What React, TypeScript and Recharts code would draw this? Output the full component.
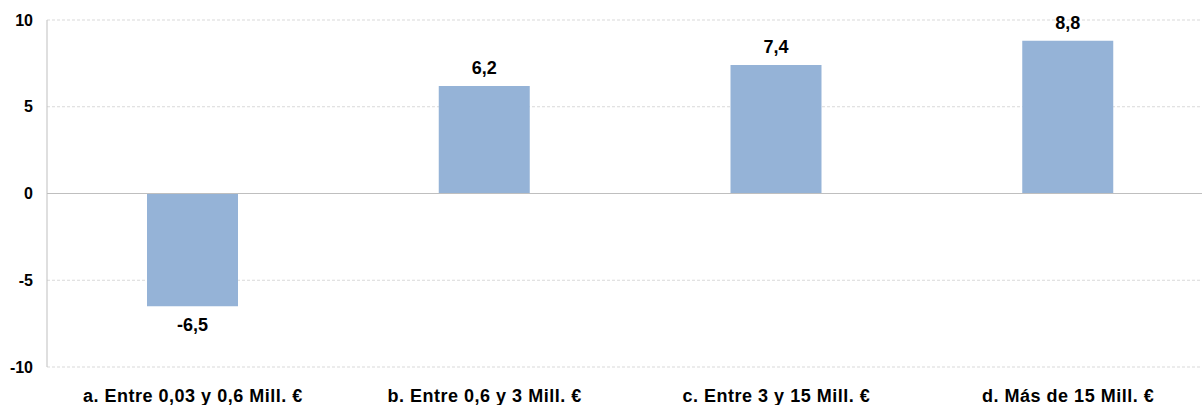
import { BarChart, Bar, XAxis, YAxis, CartesianGrid, ReferenceLine, LabelList } from 'recharts';

const categories = [
  'a. Entre 0,03 y 0,6 Mill. €',
  'b. Entre 0,6 y 3 Mill. €',
  'c. Entre 3 y 15 Mill. €',
  'd. Más de 15 Mill. €',
];
const values = [-6.5, 6.2, 7.4, 8.8];
const yTicks = [-10, -5, 0, 5, 10];

const data = categories.map((name, i) => ({ name, value: values[i] }));

const font = '"Liberation Sans", Arial, sans-serif';
const fmt = (v: any) => Number(v).toFixed(1).replace('.', ',');

export default function App() {
  return (
    <div style={{ position: 'fixed', left: 0, top: 0, width: 1202, height: 405, overflow: 'hidden', background: '#fff' }}>
      <BarChart
        width={1214}
        height={405}
        data={data}
        margin={{ top: 20, right: 0, left: 0, bottom: 0 }}
        style={{ fontFamily: font }}
      >
        <CartesianGrid vertical={false} stroke="#D9D9D9" strokeDasharray="3 2" />
        <YAxis
          width={47}
          domain={[-10, 10]}
          ticks={yTicks}
          interval={0}
          axisLine={{ stroke: '#BFBFBF' }}
          tickLine={false}
          tickSize={0}
          tickMargin={14}
          tick={{ fill: '#000', fontSize: 16, fontWeight: 'bold' }}
        />
        <XAxis
          dataKey="name"
          height={38}
          axisLine={false}
          tickLine={false}
          tickSize={0}
          tickMargin={22}
          interval={0}
          tick={{ fill: '#000', fontSize: 18, fontWeight: 'bold', letterSpacing: 0.5 }}
        />
        <ReferenceLine y={0} stroke="#BFBFBF" />
        <Bar dataKey="value" fill="#95B3D7" barSize={91} isAnimationActive={false}>
          <LabelList
            dataKey="value"
            position="top"
            offset={12}
            formatter={fmt}
            style={{ fill: '#000', fontSize: 18, fontWeight: 'bold' }}
          />
        </Bar>
      </BarChart>
    </div>
  );
}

• **Task instructions**
From the first line of the material down to the line containing "const fmt = (v: any)", inclusive, return each line exactly, skipping any picture.

• **Expected output**
What React, TypeScript and Recharts code would draw this? Output the full component.
import { BarChart, Bar, XAxis, YAxis, CartesianGrid, ReferenceLine, LabelList } from 'recharts';

const categories = [
  'a. Entre 0,03 y 0,6 Mill. €',
  'b. Entre 0,6 y 3 Mill. €',
  'c. Entre 3 y 15 Mill. €',
  'd. Más de 15 Mill. €',
];
const values = [-6.5, 6.2, 7.4, 8.8];
const yTicks = [-10, -5, 0, 5, 10];

const data = categories.map((name, i) => ({ name, value: values[i] }));

const font = '"Liberation Sans", Arial, sans-serif';
const fmt = (v: any) => Number(v).toFixed(1).replace('.', ',');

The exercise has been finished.